[Entries with chart source code]
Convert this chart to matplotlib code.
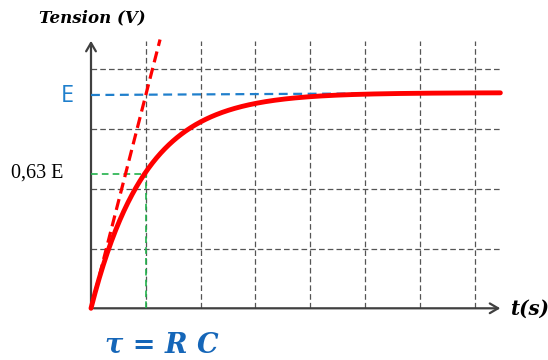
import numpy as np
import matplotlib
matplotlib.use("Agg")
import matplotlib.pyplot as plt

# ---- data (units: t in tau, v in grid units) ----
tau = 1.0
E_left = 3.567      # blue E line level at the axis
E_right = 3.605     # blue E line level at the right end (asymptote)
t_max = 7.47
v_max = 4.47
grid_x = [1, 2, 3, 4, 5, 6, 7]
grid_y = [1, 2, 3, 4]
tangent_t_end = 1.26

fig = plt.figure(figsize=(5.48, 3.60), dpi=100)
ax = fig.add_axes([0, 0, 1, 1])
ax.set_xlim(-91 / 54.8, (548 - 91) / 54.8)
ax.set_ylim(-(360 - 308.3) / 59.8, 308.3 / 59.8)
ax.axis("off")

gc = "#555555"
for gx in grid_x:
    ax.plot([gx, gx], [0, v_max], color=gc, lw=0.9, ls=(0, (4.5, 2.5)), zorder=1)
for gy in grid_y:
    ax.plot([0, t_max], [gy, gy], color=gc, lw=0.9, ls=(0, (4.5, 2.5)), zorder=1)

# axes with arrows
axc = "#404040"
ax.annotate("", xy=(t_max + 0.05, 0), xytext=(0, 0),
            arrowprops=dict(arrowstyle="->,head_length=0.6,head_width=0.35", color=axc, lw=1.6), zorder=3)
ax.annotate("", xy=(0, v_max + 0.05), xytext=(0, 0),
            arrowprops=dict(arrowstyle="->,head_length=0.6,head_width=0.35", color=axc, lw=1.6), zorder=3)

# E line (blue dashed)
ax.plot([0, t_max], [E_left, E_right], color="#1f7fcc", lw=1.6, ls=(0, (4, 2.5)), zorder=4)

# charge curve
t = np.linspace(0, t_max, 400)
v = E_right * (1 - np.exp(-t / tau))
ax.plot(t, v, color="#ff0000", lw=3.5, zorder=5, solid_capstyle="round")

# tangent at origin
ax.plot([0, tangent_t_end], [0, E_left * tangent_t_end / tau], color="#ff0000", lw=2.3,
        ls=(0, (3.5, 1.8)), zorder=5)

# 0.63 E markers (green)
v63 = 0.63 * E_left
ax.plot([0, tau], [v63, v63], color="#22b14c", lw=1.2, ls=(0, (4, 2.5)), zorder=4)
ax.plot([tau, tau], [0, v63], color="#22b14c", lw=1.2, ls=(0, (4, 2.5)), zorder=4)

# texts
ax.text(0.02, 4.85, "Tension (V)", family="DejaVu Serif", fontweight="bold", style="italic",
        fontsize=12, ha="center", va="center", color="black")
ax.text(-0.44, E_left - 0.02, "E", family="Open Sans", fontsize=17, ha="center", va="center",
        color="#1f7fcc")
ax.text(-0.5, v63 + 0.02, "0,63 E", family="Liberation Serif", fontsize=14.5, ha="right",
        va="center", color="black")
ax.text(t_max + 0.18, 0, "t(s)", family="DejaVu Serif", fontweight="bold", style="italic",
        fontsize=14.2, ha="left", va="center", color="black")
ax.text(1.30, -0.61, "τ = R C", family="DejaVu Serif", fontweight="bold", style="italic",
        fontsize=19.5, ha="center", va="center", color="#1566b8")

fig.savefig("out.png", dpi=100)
...
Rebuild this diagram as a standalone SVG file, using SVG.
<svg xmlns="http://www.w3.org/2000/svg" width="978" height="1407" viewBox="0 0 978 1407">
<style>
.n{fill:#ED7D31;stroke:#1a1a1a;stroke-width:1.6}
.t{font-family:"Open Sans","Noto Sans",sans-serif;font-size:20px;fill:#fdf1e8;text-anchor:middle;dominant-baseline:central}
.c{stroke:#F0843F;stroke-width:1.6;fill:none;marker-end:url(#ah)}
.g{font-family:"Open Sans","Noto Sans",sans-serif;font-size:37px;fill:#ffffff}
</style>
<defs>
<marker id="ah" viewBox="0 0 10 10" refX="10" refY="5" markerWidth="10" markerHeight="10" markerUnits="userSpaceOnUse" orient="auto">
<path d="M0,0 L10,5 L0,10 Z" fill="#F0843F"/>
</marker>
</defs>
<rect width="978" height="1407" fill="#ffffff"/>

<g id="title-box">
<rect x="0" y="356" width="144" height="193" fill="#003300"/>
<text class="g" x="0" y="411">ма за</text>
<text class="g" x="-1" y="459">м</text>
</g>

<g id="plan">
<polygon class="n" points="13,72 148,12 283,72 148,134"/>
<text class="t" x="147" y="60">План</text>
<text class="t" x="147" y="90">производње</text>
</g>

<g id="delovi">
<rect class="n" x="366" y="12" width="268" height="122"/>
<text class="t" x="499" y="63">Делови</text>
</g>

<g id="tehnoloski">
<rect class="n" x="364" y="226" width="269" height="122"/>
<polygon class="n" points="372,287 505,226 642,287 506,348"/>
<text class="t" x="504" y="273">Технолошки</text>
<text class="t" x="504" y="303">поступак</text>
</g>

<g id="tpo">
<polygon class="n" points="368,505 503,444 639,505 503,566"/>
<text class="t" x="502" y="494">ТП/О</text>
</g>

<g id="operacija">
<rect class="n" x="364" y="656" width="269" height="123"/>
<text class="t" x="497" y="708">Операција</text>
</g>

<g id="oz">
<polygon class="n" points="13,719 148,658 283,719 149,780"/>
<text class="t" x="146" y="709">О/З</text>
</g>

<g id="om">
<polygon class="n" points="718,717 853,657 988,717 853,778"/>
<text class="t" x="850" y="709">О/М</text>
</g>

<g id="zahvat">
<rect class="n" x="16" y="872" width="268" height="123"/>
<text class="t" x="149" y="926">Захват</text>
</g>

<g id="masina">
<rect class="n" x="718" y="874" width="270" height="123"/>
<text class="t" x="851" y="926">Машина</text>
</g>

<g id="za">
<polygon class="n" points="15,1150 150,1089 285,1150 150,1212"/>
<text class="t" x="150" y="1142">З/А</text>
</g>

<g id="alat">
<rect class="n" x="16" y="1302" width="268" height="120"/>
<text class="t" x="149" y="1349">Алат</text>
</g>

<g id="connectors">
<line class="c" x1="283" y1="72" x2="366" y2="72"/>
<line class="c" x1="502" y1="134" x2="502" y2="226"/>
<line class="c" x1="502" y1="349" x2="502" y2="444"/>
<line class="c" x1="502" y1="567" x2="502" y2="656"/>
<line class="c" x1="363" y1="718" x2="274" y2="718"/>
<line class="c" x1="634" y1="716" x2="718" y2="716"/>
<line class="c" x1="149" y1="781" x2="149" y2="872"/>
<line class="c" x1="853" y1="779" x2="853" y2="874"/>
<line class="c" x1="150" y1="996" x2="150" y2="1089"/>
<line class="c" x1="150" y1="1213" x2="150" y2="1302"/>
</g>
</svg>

## WHAT IS REQUIRED
From the line that has "Convert this chart to matplotlib code." through the line that has "import matplotlib.pyplot as plt", reproduce each line exactly as it stands and nothing else; do not include any pictures.

## EXERCISE ANSWER
Convert this chart to matplotlib code.
import numpy as np
import matplotlib
matplotlib.use("Agg")
import matplotlib.pyplot as plt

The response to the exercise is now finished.